Le esternazioni dell’ingegner Mauro Moretti hanno giustamente fatto scalpore. L’amministratore delegato delle Ferrovie dello Stato guadagna oltre 800 mila euro l’anno e non accetta di finire nella ghigliottina della spending review che il premier Matteo Renzi vuole applicare anche ai manager di Stato. Se accadrà, ha dichiarato piccato, se ne andrà all’estero.
Prima di continuare va fatta una premessa importante: l’ingegner Moretti è un ottimo manager che ha smentito una celebre battuta di Andreotti, secondo il quale i matti si dividono in due categorie: quelli che si credono Napoleone e quelli che pensano di risanare le Ferrovie. Moretti le Ferrovie le ha risanate davvero, portandole in utile. Ma probabilmente non si è accorto di essere deragliato dalla realtà che lo circonda. Dovrebbe scendere dal treno, entrare in un supermercato, visitare qualche mensa Caritas, una sala d’attesa di una stazione, possibilmente di provincia, magari salire su un treno di pendolari alle sette del mattino e non guardare l’Italia dal finestrino del Frecciarossa. La Crisi iniziata nel 2008 ha trasformato la Sesta potenza economia mondiale in un Paese di diseguaglianze sociali, con sacche di povertà impressionanti. Lo stipendio medio degli italiani, secondo le classifiche Ocse, è tra i più bassi d’Europa: poco più di 22 mila euro netti, la metà della Germania, ma anche della Spagna.
Non dovrebbe, un manager del comparto pubblico, che è pur sempre assimilabile a un servitore dello Stato, fare la sua parte? L’esempio, come si è sempre detto, non deve partire dall’ alto? Seconda considerazione. I senior manager della pubblica amministrazione italiana (sempre stando ai dati Ocse) sono i più pagati del mondo, con uno stipendio medio di 480 mila euro lordi, pari a circa 650 mila dollari. Il triplo della media europea (232 mila dollari) e di quella americana (275 mila dollari). E il fatto che siano così alti, ci si permetta di dubitare, non può dipendere solo dal fatto che abbiamo i manager più bravi del Pianeta. Probabilmente c’è qualcosa d’altro, c’è una politica retributiva un po’ troppo generosa che negli anni passati ha largheggiato nel sottobosco dei grand commis, dei manager pubblici e degli alti burocrati senza rendersi conto del quadro generale, dello stato dei conti pubblici, della situazione del Paese.

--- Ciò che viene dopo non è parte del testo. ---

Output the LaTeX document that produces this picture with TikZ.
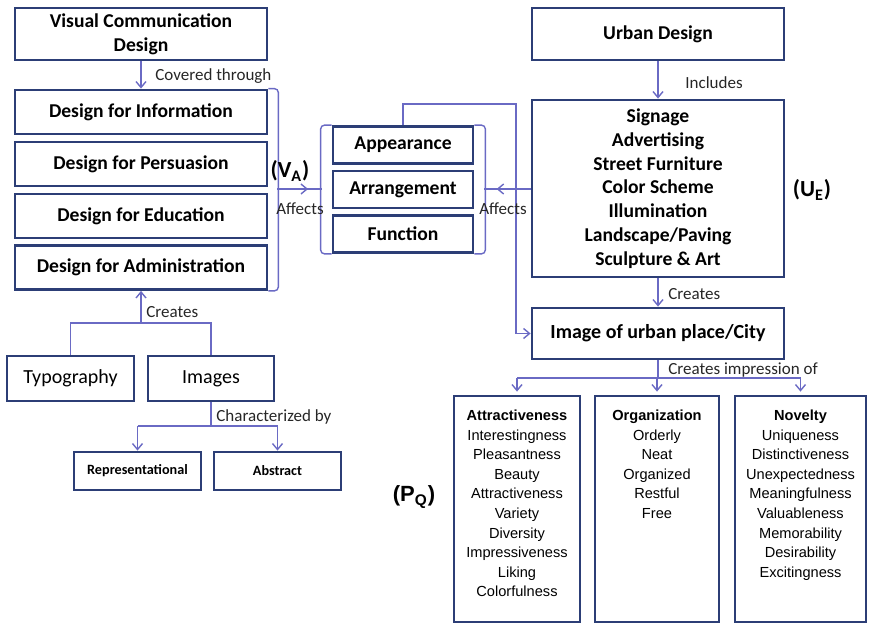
\documentclass[tikz,border=0pt]{standalone}
\usepackage{fontspec}
\setmainfont{Carlito}
\newfontfamily\arialfont{Liberation Sans}
\usetikzlibrary{arrows.meta,decorations.markings}
\definecolor{boxblue}{RGB}{44,62,118}
\definecolor{linkblue}{RGB}{106,106,196}
\tikzset{
  box/.style={draw=boxblue,line width=1.4pt,align=center,inner sep=0pt,
    font=\fontsize{9.8}{11.9}\selectfont\bfseries},
  pbox/.style={box,inner xsep=0pt,inner ysep=7pt,font=\arialfont\fontsize{7.3}{9.8}\selectfont},
  conn/.style={draw=linkblue,line width=0.7pt},
  arr/.style={conn,-{Straight Barb[length=3pt,width=5pt]}},
  midarr/.style={conn,postaction={decorate},decoration={markings,
    mark=at position #1 with {\arrow{Straight Barb[length=3pt,width=5pt]}}}},
  lbl/.style={font=\fontsize{8.5}{10}\selectfont,text=black!85,inner sep=0pt},
  tag/.style={font=\fontsize{11.5}{13}\selectfont\bfseries,inner sep=0pt},
}

\begin{document}
\begin{tikzpicture}[x=0.5pt,y=-0.5pt]
      \useasboundingbox (0,0) rectangle (869,626);
      \node[box,minimum width=126pt,minimum height=26pt] (vcd) at (141,34) {Visual Communication\\Design};
      \foreach \y/\nm/\txt in {112/dinfo/Information,164/dpers/Persuasion,216/dedu/Education,267.5/dadm/Administration}
        \node[box,minimum width=126pt,minimum height=22pt] (\nm) at (141,\y) {Design for \txt};
      \node[box,font=\fontsize{10}{12}\selectfont,minimum width=63.5pt,minimum height=22.5pt] (typo) at (70.5,378.5) {Typography};
      \node[box,font=\fontsize{10}{12}\selectfont,minimum width=63pt,minimum height=22.5pt] (imgs) at (211,378.5) {Images};
      \node[box,font=\fontsize{7.1}{8}\selectfont\bfseries,minimum width=63.5pt,minimum height=19pt] (repr) at (137.5,471) {Representational};
      \node[box,font=\fontsize{7.1}{8}\selectfont\bfseries,minimum width=63.5pt,minimum height=19pt] (abst) at (277.5,471) {Abstract};
      \foreach \y/\nm/\txt in {145/appear/Appearance,189.5/arrange/Arrangement,234/func/Function}
        \node[box,minimum width=70pt,minimum height=18.5pt] (\nm) at (403,\y) {\txt};
      \node[box,minimum width=126pt,minimum height=26pt] (urban) at (658,34) {Urban Design};
      \node[box,minimum width=126pt,minimum height=88.5pt] (ue) at (658,188.5) {Signage\\Advertising\\Street Furniture\\Color Scheme\\Illumination\\Landscape/Paving\\Sculpture \& Art};
      \node[box,font=\fontsize{10}{12}\selectfont\bfseries,minimum width=126pt,minimum height=25.5pt] (cityimg) at (658,333.5) {Image of urban place/City};
      \node[pbox] (attr) at (517,509) {\parbox[t][99pt][t]{63pt}{\centering\textbf{Attractiveness}\\Interestingness\\Pleasantness\\Beauty\\Attractiveness\\Variety\\Diversity\\Impressiveness\\Liking\\Colorfulness}};
      \node[pbox] (orga) at (657,509) {\parbox[t][99pt][t]{62pt}{\centering\textbf{Organization}\\Orderly\\Neat\\Organized\\Restful\\Free}};
      \node[pbox] (novel) at (800.5,509) {\parbox[t][99pt][t]{65.5pt}{\centering\textbf{Novelty}\\Uniqueness\\Distinctiveness\\Unexpectedness\\Meaningfulness\\Valuableness\\Memorability\\Desirability\\Excitingness}};

      \draw[arr] (vcd) -- (dinfo);
      \draw[conn,rounded corners=2pt] (dinfo.north east) -- ++(10,0) |- (dadm.south east);
      \draw[conn,rounded corners=2pt] (appear.north west) -- ++(-11,0) |- (func.south west);
      \draw[conn,rounded corners=2pt] (appear.north east) -- ++(11,0) |- (func.south east);
      \coordinate (va) at (277,189);
      \coordinate (lbr) at (322,189);
      \coordinate (rbr) at (484,189);
      \draw[midarr=0.69] (va) -- (lbr);
      \draw[midarr=0.73] (ue.west |- rbr) -- (rbr);
      \draw[arr] (appear.north) |- (516,104) |- (cityimg.west);
      \draw[arr] (urban) -- (ue);
      \draw[arr] (ue) -- (cityimg);
      \coordinate (split) at (658,378);
      \draw[conn] (cityimg.south) -- (split);
      \draw[conn] (attr.north |- split) -- (novel.north |- split);
      \foreach \nm in {attr,orga,novel}
        \draw[arr,shorten >=1.5pt] (\nm.north |- split) -- (\nm.north);
      \coordinate (join) at (141,323);
      \draw[conn] (typo.north) |- (join) -| (imgs.north);
      \draw[arr] (join) -- (join |- dadm.south);
      \coordinate (fork) at (211,426);
      \draw[conn] (imgs.south) -- (fork);
      \draw[conn] (repr.north |- fork) -- (abst.north |- fork);
      \foreach \nm in {repr,abst}
        \draw[arr] (\nm.north |- fork) -- (\nm.north);

      \node[lbl,anchor=west] (covered) at (155,76) {Covered through};
      \node[tag] (valabel) at (290,171) {(V\textsubscript{A})};
      \node[lbl] (affl) at (300,209) {Affects};
      \node[lbl] (affr) at (503,209) {Affects};
      \node[lbl,anchor=west] (incl) at (685,83) {Includes};
      \node[tag] (uelabel) at (812,190) {(U\textsubscript{E})};
      \node[lbl,anchor=west] (rcreates) at (668,294) {Creates};
      \node[lbl,anchor=west] (impr) at (668,370) {Creates impression of};
      \node[tag,font=\arialfont\fontsize{11}{13}\selectfont\bfseries] (pqlabel) at (414,497) {(P\textsubscript{Q})};
      \node[lbl,anchor=west] (lcreates) at (146,312) {Creates};
      \node[lbl,anchor=west] (charby) at (216,417) {Characterized by};
\end{tikzpicture}
\end{document}
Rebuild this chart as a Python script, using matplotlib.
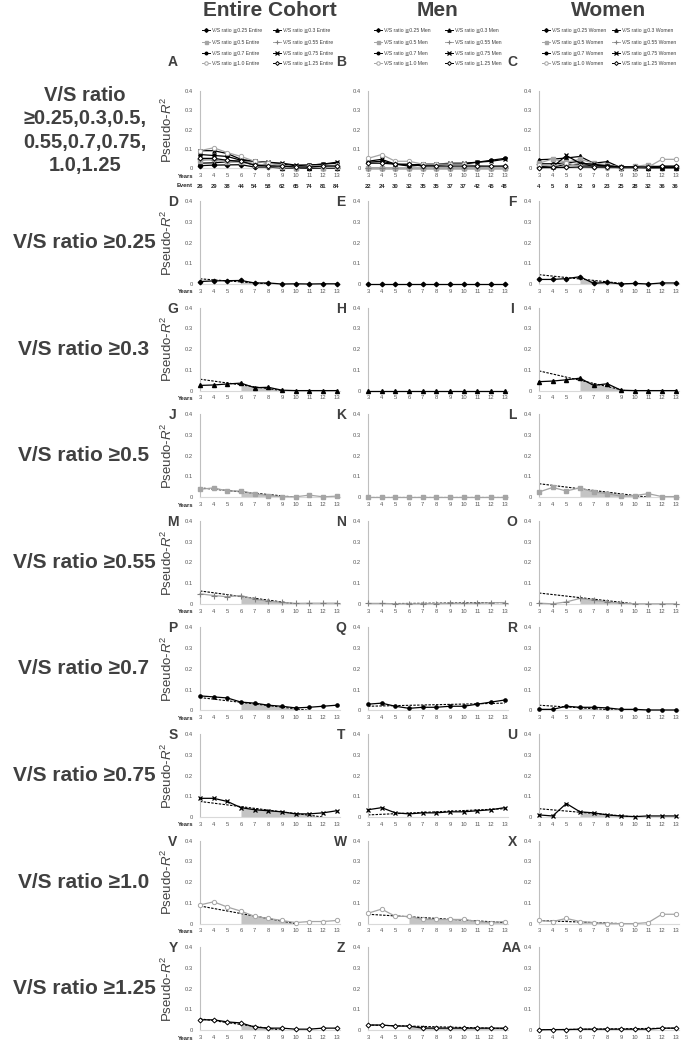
import matplotlib
matplotlib.use('Agg')
import matplotlib.pyplot as plt
from matplotlib.lines import Line2D
import numpy as np

plt.rcParams['font.family'] = ['Liberation Sans', 'DejaVu Sans']
plt.rcParams['mathtext.fontset'] = 'custom'
plt.rcParams['mathtext.rm'] = 'Liberation Sans'
plt.rcParams['mathtext.it'] = 'Liberation Sans:italic'

# ---------------- data ----------------
years = [3, 4, 5, 6, 7, 8, 9, 10, 11, 12, 13]
events_entire = [26, 29, 38, 44, 54, 58, 62, 65, 74, 81, 84]
events_men = [22, 24, 30, 32, 35, 35, 37, 37, 42, 45, 48]
events_women = [4, 5, 8, 12, 9, 23, 25, 28, 32, 36, 36]

thresholds = ['0.25', '0.3', '0.5', '0.55', '0.7', '0.75', '1.0', '1.25']
groups = ['Entire', 'Men', 'Women']
group_titles = ['Entire Cohort', 'Men', 'Women']

entire_025 = [0.012, 0.015, 0.016, 0.017, 0.005, 0.005, 0.0, 0.001, 0.0, 0.001, 0.001]
entire_03 = [0.025, 0.027, 0.032, 0.036, 0.014, 0.016, 0.002, 0.0, 0.0, 0.0, 0.0]
entire_05 = [0.038, 0.045, 0.030, 0.030, 0.017, 0.008, 0.003, 0.002, 0.010, 0.002, 0.005]
entire_055 = [0.048, 0.040, 0.034, 0.040, 0.022, 0.012, 0.007, 0.002, 0.003, 0.003, 0.003]
entire_07 = [0.070, 0.065, 0.060, 0.040, 0.035, 0.025, 0.020, 0.012, 0.015, 0.020, 0.025]
entire_075 = [0.090, 0.090, 0.075, 0.045, 0.035, 0.030, 0.025, 0.015, 0.015, 0.020, 0.030]
entire_10 = [0.090, 0.105, 0.080, 0.060, 0.035, 0.025, 0.015, 0.005, 0.010, 0.010, 0.015]
entire_125 = [0.050, 0.050, 0.040, 0.035, 0.015, 0.010, 0.010, 0.005, 0.005, 0.010, 0.010]

men_025 = [0.0, 0.0, 0.0, 0.0, 0.0, 0.0, 0.0, 0.0, 0.0, 0.0, 0.0]
men_03 = [0.0, 0.0, 0.0, 0.0, 0.0, 0.0, 0.0, 0.0, 0.0, 0.0, 0.0]
men_05 = [0.002, 0.002, 0.002, 0.002, 0.002, 0.002, 0.002, 0.002, 0.002, 0.002, 0.002]
men_055 = [0.002, 0.002, 0.0, 0.0, 0.0, 0.001, 0.002, 0.002, 0.003, 0.005, 0.006]
men_07 = [0.030, 0.035, 0.020, 0.010, 0.015, 0.015, 0.020, 0.020, 0.030, 0.040, 0.050]
men_075 = [0.035, 0.045, 0.020, 0.015, 0.020, 0.020, 0.025, 0.025, 0.030, 0.035, 0.045]
men_10 = [0.050, 0.070, 0.035, 0.035, 0.020, 0.020, 0.020, 0.020, 0.010, 0.005, 0.010]
men_125 = [0.025, 0.025, 0.020, 0.020, 0.010, 0.010, 0.010, 0.010, 0.010, 0.010, 0.010]

women_025 = [0.022, 0.022, 0.026, 0.035, 0.003, 0.008, 0.0, 0.003, 0.0, 0.005, 0.005]
women_03 = [0.043, 0.046, 0.052, 0.060, 0.025, 0.033, 0.002, 0.0, 0.0, 0.0, 0.0]
women_05 = [0.025, 0.047, 0.030, 0.045, 0.025, 0.017, 0.005, 0.008, 0.017, 0.003, 0.003]
women_055 = [0.003, 0.0, 0.009, 0.026, 0.017, 0.009, 0.003, 0.0, 0.0, 0.0, 0.0]
women_07 = [0.005, 0.005, 0.020, 0.015, 0.015, 0.012, 0.005, 0.005, 0.002, 0.002, 0.002]
women_075 = [0.010, 0.005, 0.065, 0.025, 0.020, 0.010, 0.005, 0.002, 0.005, 0.005, 0.005]
women_10 = [0.015, 0.010, 0.025, 0.010, 0.005, 0.0, 0.0, 0.0, 0.005, 0.045, 0.045]
women_125 = [0.002, 0.003, 0.003, 0.005, 0.005, 0.005, 0.005, 0.005, 0.005, 0.010, 0.010]

entire = [entire_025, entire_03, entire_05, entire_055, entire_07, entire_075, entire_10, entire_125]
men = [men_025, men_03, men_05, men_055, men_07, men_075, men_10, men_125]
women = [women_025, women_03, women_05, women_055, women_07, women_075, women_10, women_125]
all_series = [entire, men, women]
all_events = [events_entire, events_men, events_women]

# dashed trend lines: (x_start, x_end, y_start, y_end); None = no trend line
trend_entire = [(3, 8, 0.025, 0.0), (3, 9, 0.055, 0.0), (3, 10, 0.045, 0.0), (3, 10, 0.062, 0.0),
                (3, 11, 0.062, 0.0), (3, 12, 0.075, 0.0), (3, 10, 0.085, 0.0), (3, 9, 0.055, 0.0)]
trend_men = [None, None, (3, 13, 0.002, 0.002), (3, 13, 0.0, 0.006),
             (3, 13, 0.020, 0.035), (3, 13, 0.010, 0.040), (3, 13, 0.045, 0.005), (3, 13, 0.025, 0.008)]
trend_women = [(3, 9.5, 0.045, 0.0), (3, 9.3, 0.095, 0.0), (3, 11, 0.065, 0.0), (3, 10, 0.052, 0.0),
               (3, 9, 0.025, 0.0), (3, 10, 0.040, 0.0), (3, 9, 0.015, 0.0), (3, 13, 0.002, 0.010)]
all_trends = [trend_entire, trend_men, trend_women]
shade_start = 6

row_labels = ['V/S ratio ≥0.25', 'V/S ratio ≥0.3', 'V/S ratio ≥0.5', 'V/S ratio ≥0.55',
              'V/S ratio ≥0.7', 'V/S ratio ≥0.75', 'V/S ratio ≥1.0', 'V/S ratio ≥1.25']
top_label = 'V/S ratio\n≥0.25,0.3,0.5,\n0.55,0.7,0.75,\n1.0,1.25'
panel_letters = [['D', 'E', 'F'], ['G', 'H', 'I'], ['J', 'K', 'L'], ['M', 'N', 'O'],
                 ['P', 'Q', 'R'], ['S', 'T', 'U'], ['V', 'W', 'X'], ['Y', 'Z', 'AA']]
top_letters = ['A', 'B', 'C']

# ---------------- style ----------------
GRAY = '#a5a5a5'
TXT = '#404040'
TICK = '#595959'
styles = [
    dict(color='black', marker='D', markersize=2.3, markerfacecolor='black', markeredgecolor='black'),
    dict(color='black', marker='^', markersize=2.9, markerfacecolor='black', markeredgecolor='black'),
    dict(color=GRAY, marker='s', markersize=2.7, markerfacecolor=GRAY, markeredgecolor=GRAY),
    dict(color=GRAY, marker='+', markersize=4, markeredgecolor='#808080', markeredgewidth=0.8),
    dict(color='black', marker='o', markersize=2.3, markerfacecolor='black', markeredgecolor='black'),
    dict(color='black', marker='x', markersize=3, markeredgecolor='black', markeredgewidth=0.9),
    dict(color=GRAY, marker='o', markersize=3.1, markerfacecolor='white', markeredgecolor=GRAY,
         markeredgewidth=0.7),
    dict(color='black', marker='D', markersize=2.5, markerfacecolor='white', markeredgecolor='black',
         markeredgewidth=0.7),
]
LW = 0.9

W, H = 682, 1044
fig = plt.figure(figsize=(W / 100, H / 100), dpi=100)


def fx(x):
    return x / W


def fy(y):
    return 1 - y / H


col_x = [200, 368, 539]
AX_W = 140
rowA_top, rowA_h = 91, 77
row_top0, row_pitch, row_h = 201, 106.6, 83


def make_ax(x, top, h):
    return fig.add_axes([fx(x), fy(top + h), fx(AX_W), h / H])


def setup(ax):
    ax.set_xlim(3, 13.25)
    ax.set_ylim(0, 0.4)
    ax.set_yticks([0, 0.1, 0.2, 0.3, 0.4])
    ax.set_yticklabels(['0', '0.1', '0.2', '0.3', '0.4'])
    ax.set_xticks(years)
    ax.set_xticklabels([str(y) for y in years])
    ax.tick_params(axis='both', length=0, labelsize=4.2, colors=TICK)
    ax.tick_params(axis='y', pad=5)
    ax.tick_params(axis='x', pad=3.5)
    for s in ['top', 'right']:
        ax.spines[s].set_visible(False)
    ax.spines['left'].set_color('#bfbfbf')
    ax.spines['left'].set_linewidth(0.8)
    ax.spines['bottom'].set_color('#d9d9d9')
    ax.spines['bottom'].set_linewidth(0.8)
    ax.set_facecolor('none')


# column titles
for c in range(3):
    fig.text(fx(col_x[c] + 70), fy(10), group_titles[c], ha='center', va='center',
             fontsize=15, fontweight='bold', color=TXT)

# manual legends
leg_x = [[202, 273], [374, 445], [542, 612]]
leg_y = [30, 41.5, 52.5, 63]
for c in range(3):
    for i, t in enumerate(thresholds):
        r, k = divmod(i, 2)
        x0 = leg_x[c][k]
        y0 = leg_y[r]
        st = dict(styles[i])
        ms = st.pop('markersize') * 0.8
        fig.add_artist(Line2D([fx(x0), fx(x0 + 8)], [fy(y0), fy(y0)], transform=fig.transFigure,
                              lw=0.7, color=st['color']))
        st2 = dict(st)
        st2.pop('color')
        fig.add_artist(Line2D([fx(x0 + 4)], [fy(y0)], transform=fig.transFigure, linestyle='none',
                              markersize=ms, **st2))
        fig.text(fx(x0 + 10), fy(y0), f'V/S ratio ≧{t} {groups[c]}', ha='left', va='center',
                 fontsize=3.7, color=TXT, family=['Liberation Sans', 'DejaVu Sans'])

# row A
fig.text(fx(85), fy(130.5), top_label, ha='center', va='center', fontsize=14.5,
         fontweight='bold', color=TXT, linespacing=1.3)
for c in range(3):
    ax = make_ax(col_x[c], rowA_top, rowA_h)
    setup(ax)
    for i in range(8):
        ax.plot(years, all_series[c][i], lw=LW, clip_on=False, zorder=3, **styles[i])
    for x, ev in zip(years, all_events[c]):
        ax.annotate(str(ev), xy=(x, 0), xycoords='data', xytext=(0, -13.5),
                    textcoords='offset points', ha='center', va='center', fontsize=4.2,
                    fontweight='bold', color='#262626')
    fig.text(fx(col_x[c] - 27), fy(62), top_letters[c], ha='center', va='center', fontsize=10,
             fontweight='bold', color=TXT)
    if c == 0:
        ax.set_ylabel('Pseudo-$\\mathit{R}^2$', fontsize=9.5, color=TXT)
        ax.yaxis.set_label_coords(-0.18, 0.5)
        fig.text(fx(193), fy(rowA_top + rowA_h + 8), 'Years', ha='right', va='center',
                 fontsize=4.2, fontweight='bold', color='#262626')
        fig.text(fx(193), fy(rowA_top + rowA_h + 17.5), 'Event', ha='right', va='center',
                 fontsize=4.2, fontweight='bold', color='#262626')

# rows D..AA
for r in range(8):
    top = row_top0 + r * row_pitch
    fig.text(fx(84), fy(top + 41.5), row_labels[r], ha='center', va='center', fontsize=15,
             fontweight='bold', color=TXT)
    for c in range(3):
        ax = make_ax(col_x[c], top, row_h)
        setup(ax)
        tr = all_trends[c][r]
        if tr is not None:
            x0, x1, y0, y1 = tr
            if y1 < y0:
                xs = np.linspace(shade_start, x1, 20)
                ys = np.interp(xs, [x0, x1], [y0, y1])
                ax.fill_between(xs, 0, ys, color='#c4c4c4', lw=0, zorder=1)
            ax.plot([x0, x1], [y0, y1], color='black', lw=0.8, dashes=(2.2, 1.2), zorder=2)
        ax.plot(years, all_series[c][r], lw=LW, clip_on=False, zorder=3, **styles[r])
        fig.text(fx(col_x[c] - 27), fy(top + 1), panel_letters[r][c], ha='center', va='center',
                 fontsize=10, fontweight='bold', color=TXT)
        if c == 0:
            ax.set_ylabel('Pseudo-$\\mathit{R}^2$', fontsize=9.5, color=TXT)
            ax.yaxis.set_label_coords(-0.18, 0.5)
            fig.text(fx(193), fy(top + row_h + 8), 'Years', ha='right', va='center',
                     fontsize=4.2, fontweight='bold', color='#262626')

fig.savefig('out.png', dpi=100, facecolor='white')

Moretti ha voluto esternare anche per un legittimo orgoglio, ma minacciando di andarsene ha suscitato l’ironia di mezzo Paese, a cominciare dal ministro dello Sviluppo economico ("Vuole andarsene? Si accomodi"). Un taglio della propria lucrosa indennità, in un momento così difficile per (quasi) tutti gli italiani, sarebbe davvero di esempio per tutti, un gesto di grande responsabilità. Il tetto fissato da Renzi, che è lo stipendio del presidente della Repubblica (circa 239 mila euro) o almeno lo stipendio annuo lordo del primo presidente di Cassazione, che è di 302 mila euro, è un limite ragionevole e dignitoso, che non mortifica il merito di un bravo manager, soprattutto se di Stato, vale a dire al servizio della collettività. Ecco perché l’ingegner Moretti ha perso una buona occasione per tacere.